History

United Kingdom
- Name: HMS Ross
- Builder: Lobnitz, Renfrew
- Launched: 12 June 1919
- Fate: Sold for scrap 13 March 1947

General characteristics
- Class & type: Hunt-class minesweeper
- Displacement: 800 long tons (813 t)
- Length: 213 ft (65 m) o/a
- Beam: 28 ft 6 in (8.69 m)
- Draught: 7 ft 6 in (2.29 m)
- Installed power: 2 × Yarrow boilers; 2,200 ihp (1,600 kW);
- Propulsion: 2 shafts; 2 vertical triple-expansion steam engines;
- Speed: 16 knots (30 km/h; 18 mph)
- Range: 1,500 nmi (2,800 km; 1,700 mi) at 15 knots (28 km/h; 17 mph)
- Complement: 74
- Armament: 1 × QF 4-inch (102 mm) gun; 1 × 76 mm (3.0 in) anti-aircraft gun;

= HMS Ross =

Minesweeper of the Royal Navy

HMS Ross was a minesweeper of the Aberdare sub-class built for the Royal Navy during World War I. She was not finished in time to participate in the First World War and survived the Second World War to be sold for scrap in 1947.

==Design and description==
The Aberdare sub-class were enlarged versions of the original Hunt-class ships with a more powerful armament.
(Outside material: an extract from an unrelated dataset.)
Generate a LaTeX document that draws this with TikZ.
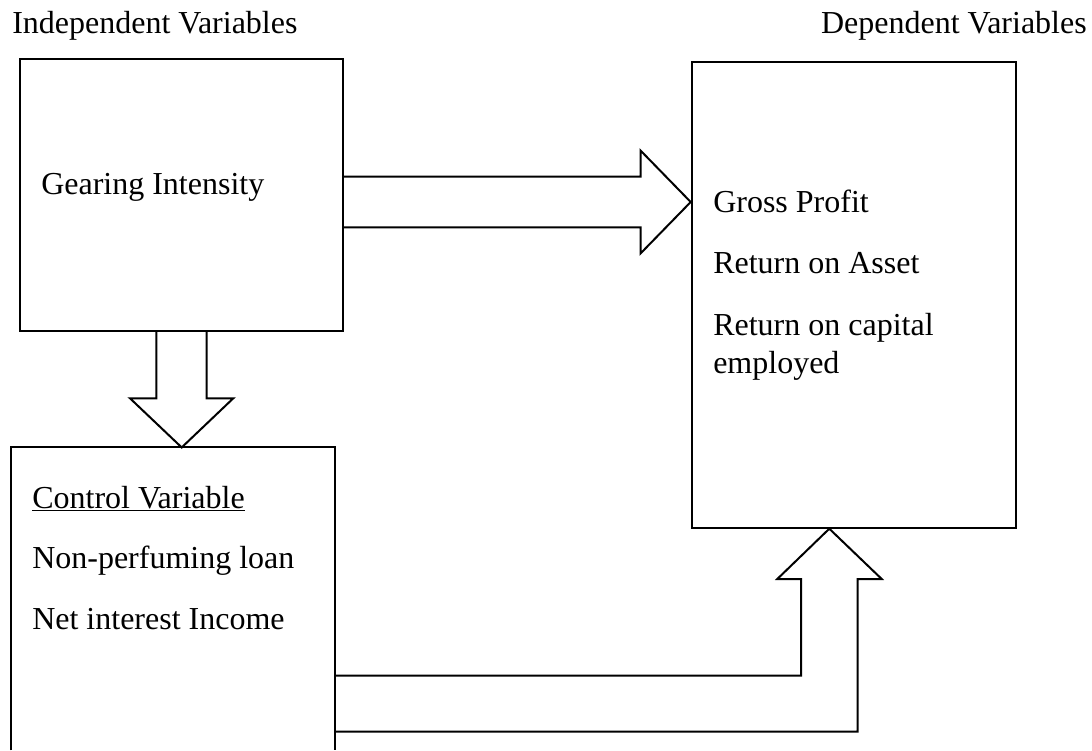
\documentclass[tikz,border=0pt]{standalone}
\usepackage{fontspec}
\setmainfont{Liberation Serif}
\usetikzlibrary{fit,calc}
\begin{document}
\begin{tikzpicture}[x=0.75pt,y=-0.75pt,
  every node/.style={font=\fontsize{24}{27.6}\selectfont, inner sep=0pt},
  box/.style={draw, line width=1.5pt, inner sep=0pt},
  txt/.style={anchor=base west},
  blockarrow/.style={draw, line width=1.5pt, line join=miter}]
\useasboundingbox (0,0) rectangle (1092,750);

% titles
\node[txt] (indep) at (12,33) {Independent Variables};
\node[anchor=base east] (depv) at (1087,33) {Dependent Variables};

% boxes
\node[box, fit={(19.5,59) (343,330.5)}] (gear) {};
\node[box, fit={(691.7,62.3) (1015.7,527.7)}] (dep) {};
\node[fit={(11,447.7) (334.4,750)}] (ctrl) {};
\draw[line width=1.5pt] (ctrl.south west) -- (ctrl.north west) -- (ctrl.north east) -- (ctrl.south east);

% texts
\node[txt] (gi) at (41,194) {Gearing Intensity};
\node[txt] (gp) at (713,212) {Gross Profit};
\node[txt] (roa) at (713,273) {Return on Asset};
\node[txt] (roc) at (713,335) {Return on capital};
\node[txt] (emp) at (713,373) {employed};
\node[txt] (cv) at (32,508) {\underline{Control Variable}};
\node[txt] (npl) at (32,568) {Non-perfuming loan};
\node[txt] (nii) at (32,629) {Net interest Income};

% arrow gearing -> dependent
\draw[blockarrow] (gear.east |- 0,176.7) -- (640.7,176.7) -- (640.7,150.7)
  -- (dep.west |- 0,202) -- (640.7,253.3) -- (640.7,227.3) -- (gear.east |- 0,227.3);

% arrow gearing -> control
\draw[blockarrow] (gear.south -| 156.3,0) -- (156.3,398.3) -- (130,398.3)
  -- (ctrl.north -| 181.7,0) -- (233.3,398.3) -- (206.7,398.3) -- (gear.south -| 206.7,0);

% arrow control -> dependent
\draw[blockarrow] (ctrl.east |- 0,731.7) -- (857.7,731.7) -- (857.7,579) -- (881.7,579)
  -- (dep.south -| 829.3,0) -- (777.3,579) -- (801,579) -- (801,675.7) -- (ctrl.east |- 0,675.7);
\end{tikzpicture}
\end{document}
The ships displaced 800 LT at normal load. They had a length between perpendiculars of 220 ft and measured 231 ft long overall. The Aberdares had a beam of 26 ft 6 in and a draught of 7 ft 6 in. The ships' complement consisted of 74 officers and ratings.

The ships had two vertical triple-expansion steam engines, each driving one shaft, using steam provided by two Yarrow boilers. The engines produced a total of 2200 ihp and gave a maximum speed of 16 kn. They carried a maximum of 185 LT of coal which gave them a range of 1500 nmi at 15 kn.

The Aberdare sub-class was armed with a quick-firing (QF) 4 in gun forward of the bridge and a QF twelve-pounder (76.2 mm) anti-aircraft gun aft. Some ships were fitted with six- or three-pounder guns in lieu of the twelve-pounder.

==Construction and career==
HMS Ross was built by the Lobnitz at their shipyard in Renfrew. She was originally called HMS Ramsey, but was renamed prior to launch. So far she has been the only ship of the Navy to bear the name Ross, in this case after the Ross hunt.

In 1940, Ross was serving with the 5th Minesweeping Flotilla. With the rest of her flotilla, she took part in Operation Dynamo, the evacuation of the British Expeditionary Force from Dunkirk, making a number of trips and taking off more than 1,000 men. In 1941, Ross had a narrow escape when attacked by a German bomber a few miles out of Aberdeen: a bomb passed through her bow without exploding, leaving its tail fin behind.

In 1941, during Warship Week, the Admiralty asked all the towns and counties in the country to adopt a ship. As a result, on 6 December 1941, Ross was formally adopted by Ross-on-Wye and the association remained until she was decommissioned in 1945. Ross was then finally sold for scrap on 13 March 1947.

An original Ship's Crest was presented to the town of Ross-on-Wye and it adorned the Mayor's chair in the Town Council Chamber for many years. More recently it has been loaned to TS Ross, the local Sea Cadet Unit, for safe keeping and it can be viewed by the public on their maindeck.